Best Seed Solution for Southern Ontario Horse Pastures


For Southern Ontario horse farms, the most reliable overseeding mixes prioritize:

  • perennial ryegrass for quick establishment

  • Kentucky bluegrass for rhizome repair

  • orchardgrass for seasonal productivity

  • endophyte-free tall fescue for traffic tolerance

  • timothy for horse-owner familiarity and palatability


This aligns closely with Speare’s Horse Pasture & Paddock mix, which is specifically designed for close grazing, trampling, and hoof-damaged fill-in.



When To Call In Help


Call for expert support when:

  • bare ground exceeds 40–50%

  • winterkill covers large connected areas

  • compaction is severe

  • drainage issues keep recurring

  • weeds dominate more than grasses

  • you need equipment for no-till placement


Need help deciding if this needs overseeding or full renovation? A quick spring field assessment can usually determine whether Seed First overseeding is enough or if a full pasture reset will save money long-term.


FAQ Section


How do I know if overseeding is enough?

If more than half the pasture still has healthy desirable grasses, overseeding usually works well.

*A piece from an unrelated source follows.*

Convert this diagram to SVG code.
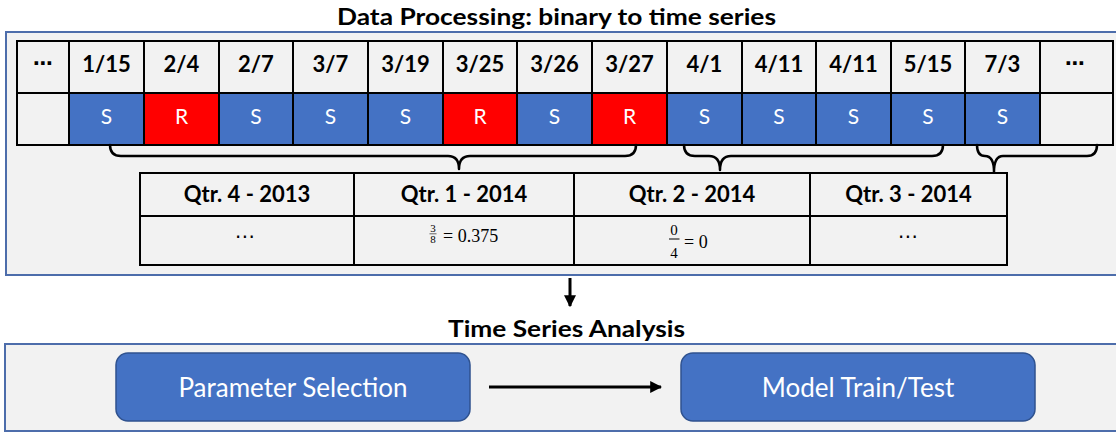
<svg xmlns="http://www.w3.org/2000/svg" width="1116" height="432" viewBox="0 0 1116 432">
<style>
.panel{fill:#f2f2f2;stroke:#4d6dab;stroke-width:2}
.title{font-family:Lato,"Liberation Sans",sans-serif;font-weight:bold;font-size:23px;fill:#000;text-anchor:middle}
.cell{fill:#f2f2f2;stroke:#000;stroke-width:2}
.s{fill:#4472c4;stroke:#000;stroke-width:2}
.r{fill:#ff0000;stroke:#000;stroke-width:2}
.hd{font-family:Lato,"Liberation Sans",sans-serif;font-weight:bold;font-size:22px;fill:#000;text-anchor:middle}
.v{font-family:Lato,"Liberation Sans",sans-serif;font-size:21px;fill:#fff;text-anchor:middle}
.dots{font-family:"DejaVu Sans",sans-serif;font-size:20px;fill:#000;text-anchor:middle}
.math{font-family:"Liberation Serif","DejaVu Serif",serif;fill:#000}
.brace{fill:none;stroke:#000;stroke-width:2.5;stroke-linecap:round;stroke-linejoin:round}
.box{fill:#4472c4;stroke:#2f528f;stroke-width:1.5}
.bt{font-family:Lato,"Liberation Sans",sans-serif;font-size:26px;fill:#fff;text-anchor:middle}
.conn{fill:none;stroke:#000;stroke-width:3}
</style>
<defs>
<marker id="ah" viewBox="0 0 10 10" refX="9" refY="5" markerWidth="4" markerHeight="4" orient="auto" markerUnits="strokeWidth">
<path d="M0,0 L10,5 L0,10 z" fill="#000"/>
</marker>
</defs>
<rect width="1116" height="432" fill="#fff"/>

<g id="processing-panel">
<rect class="panel" x="6" y="32" width="1120" height="243"/>
<text class="title" x="556.5" y="25" textLength="439" lengthAdjust="spacingAndGlyphs">Data Processing: binary to time series</text>
</g>

<g id="date-table">
<rect class="cell" x="17" y="41" width="52" height="52"/>
<rect class="cell" x="69" y="41" width="75" height="52"/>
<rect class="cell" x="144" y="41" width="75" height="52"/>
<rect class="cell" x="219" y="41" width="74" height="52"/>
<rect class="cell" x="293" y="41" width="75" height="52"/>
<rect class="cell" x="368" y="41" width="75" height="52"/>
<rect class="cell" x="443" y="41" width="74" height="52"/>
<rect class="cell" x="517" y="41" width="75" height="52"/>
<rect class="cell" x="592" y="41" width="75" height="52"/>
<rect class="cell" x="667" y="41" width="75" height="52"/>
<rect class="cell" x="742" y="41" width="74" height="52"/>
<rect class="cell" x="816" y="41" width="75" height="52"/>
<rect class="cell" x="891" y="41" width="74" height="52"/>
<rect class="cell" x="965" y="41" width="75" height="52"/>
<rect class="cell" x="1040" y="41" width="73" height="52"/>

<rect class="cell" x="17" y="93" width="52" height="52"/>
<rect class="s" x="69" y="93" width="75" height="52"/>
<rect class="r" x="144" y="93" width="75" height="52"/>
<rect class="s" x="219" y="93" width="74" height="52"/>
<rect class="s" x="293" y="93" width="75" height="52"/>
<rect class="s" x="368" y="93" width="75" height="52"/>
<rect class="r" x="443" y="93" width="74" height="52"/>
<rect class="s" x="517" y="93" width="75" height="52"/>
<rect class="r" x="592" y="93" width="75" height="52"/>
<rect class="s" x="667" y="93" width="75" height="52"/>
<rect class="s" x="742" y="93" width="74" height="52"/>
<rect class="s" x="816" y="93" width="75" height="52"/>
<rect class="s" x="891" y="93" width="74" height="52"/>
<rect class="s" x="965" y="93" width="75" height="52"/>
<rect class="cell" x="1040" y="93" width="73" height="52"/>

<text class="dots" x="43" y="70" font-weight="bold">⋯</text>
<text class="hd" x="106.5" y="72">1/15</text>
<text class="hd" x="181.5" y="72">2/4</text>
<text class="hd" x="256" y="72">2/7</text>
<text class="hd" x="330.5" y="72">3/7</text>
<text class="hd" x="405.5" y="72">3/19</text>
<text class="hd" x="480" y="72">3/25</text>
<text class="hd" x="554.5" y="72">3/26</text>
<text class="hd" x="629.5" y="72">3/27</text>
<text class="hd" x="704.5" y="72">4/1</text>
<text class="hd" x="779" y="72">4/11</text>
<text class="hd" x="853.5" y="72">4/11</text>
<text class="hd" x="928" y="72">5/15</text>
<text class="hd" x="1002.5" y="72">7/3</text>
<text class="dots" x="1075" y="70" font-weight="bold">⋯</text>

<text class="v" x="106.5" y="124">S</text>
<text class="v" x="181.5" y="124">R</text>
<text class="v" x="256" y="124">S</text>
<text class="v" x="330.5" y="124">S</text>
<text class="v" x="405.5" y="124">S</text>
<text class="v" x="480" y="124">R</text>
<text class="v" x="554.5" y="124">S</text>
<text class="v" x="629.5" y="124">R</text>
<text class="v" x="704.5" y="124">S</text>
<text class="v" x="779" y="124">S</text>
<text class="v" x="853.5" y="124">S</text>
<text class="v" x="928" y="124">S</text>
<text class="v" x="1002.5" y="124">S</text>
</g>

<g id="braces">
<path class="brace" d="M110,145 Q110,156 121,156 L448,156 Q459,156 459,169 Q459,156 470,156 L625,156 Q636,156 636,145"/>
<path class="brace" d="M684,145 Q684,156 695,156 L709,156 Q720,156 720,170 Q720,156 731,156 L932,156 Q943,156 943,145"/>
<path class="brace" d="M977,145 Q977,156 985,156 Q994,156 994,172 Q994,156 1003,156 L1087,156 Q1097,156 1097,145"/>
</g>

<g id="quarter-table">
<rect class="cell" x="140" y="173" width="214" height="43"/>
<rect class="cell" x="354" y="173" width="220" height="43"/>
<rect class="cell" x="574" y="173" width="236" height="43"/>
<rect class="cell" x="810" y="173" width="197" height="43"/>
<rect class="cell" x="140" y="216" width="214" height="49"/>
<rect class="cell" x="354" y="216" width="220" height="49"/>
<rect class="cell" x="574" y="216" width="236" height="49"/>
<rect class="cell" x="810" y="216" width="197" height="49"/>
<text class="hd" x="247" y="202">Qtr. 4 - 2013</text>
<text class="hd" x="464" y="202">Qtr. 1 - 2014</text>
<text class="hd" x="692" y="202">Qtr. 2 - 2014</text>
<text class="hd" x="908.5" y="202">Qtr. 3 - 2014</text>
<text class="dots" x="245" y="243" font-size="18">⋯</text>
<text class="dots" x="908" y="243" font-size="18">⋯</text>
<text class="math" x="433" y="232" font-size="11" text-anchor="middle">3</text>
<line x1="429.5" y1="233.8" x2="436.5" y2="233.8" stroke="#000" stroke-width="0.6"/>
<text class="math" x="433" y="243" font-size="11" text-anchor="middle">8</text>
<text class="math" x="443" y="242" font-size="18" xml:space="preserve">= 0.375</text>
<text class="math" x="674" y="235" font-size="15" text-anchor="middle">0</text>
<line x1="669" y1="239" x2="679.5" y2="239" stroke="#000" stroke-width="1"/>
<text class="math" x="674" y="257.5" font-size="15" text-anchor="middle">4</text>
<text class="math" x="684" y="248" font-size="18" xml:space="preserve">= 0</text>
</g>

<g id="analysis-panel">
<rect class="panel" x="5" y="344" width="1120" height="87"/>
<text class="title" x="566.5" y="337" textLength="237" lengthAdjust="spacingAndGlyphs">Time Series Analysis</text>
</g>

<g id="parameter-selection">
<rect class="box" x="116" y="353" width="354" height="68" rx="12"/>
<text class="bt" x="293" y="397">Parameter Selection</text>
</g>

<g id="model-train-test">
<rect class="box" x="681" y="353" width="354" height="68" rx="12"/>
<text class="bt" x="858" y="397">Model Train/Test</text>
</g>

<g id="connectors">
<line class="conn" x1="570" y1="278" x2="570" y2="306" marker-end="url(#ah)"/>
<line class="conn" x1="489" y1="387" x2="661" y2="387" marker-end="url(#ah)"/>
</g>
</svg>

When is the best time to overseed horse pasture in Ontario?

Early spring and late summer/early fall are best due to cooler soils and lower weed competition.


What grass works best for horse paddocks?

Perennial ryegrass, Kentucky bluegrass, orchardgrass, timothy, and endophyte-free tall fescue are strong Ontario choices.


Should I use clover in horse pasture?

Usually avoid clover-heavy mixes in small horse paddocks because of slobbers and photosensitivity risk.


Can I just broadcast seed?

Yes, but only if you can first expose soil. No-till drilling generally gives better establishment.


Pfisterer Ag Field Notes


Across Grey, Wellington, and Dufferin County horse farms, the earliest warning signs are usually gate mud, winterkill patches, and thinning bluegrass near sacrifice paddocks. The farms that recover fastest are the ones that overseed before weed pressure and summer traffic compound the damage.


For most April assessments, the decision is simple: restore density now, preserve grazing days later.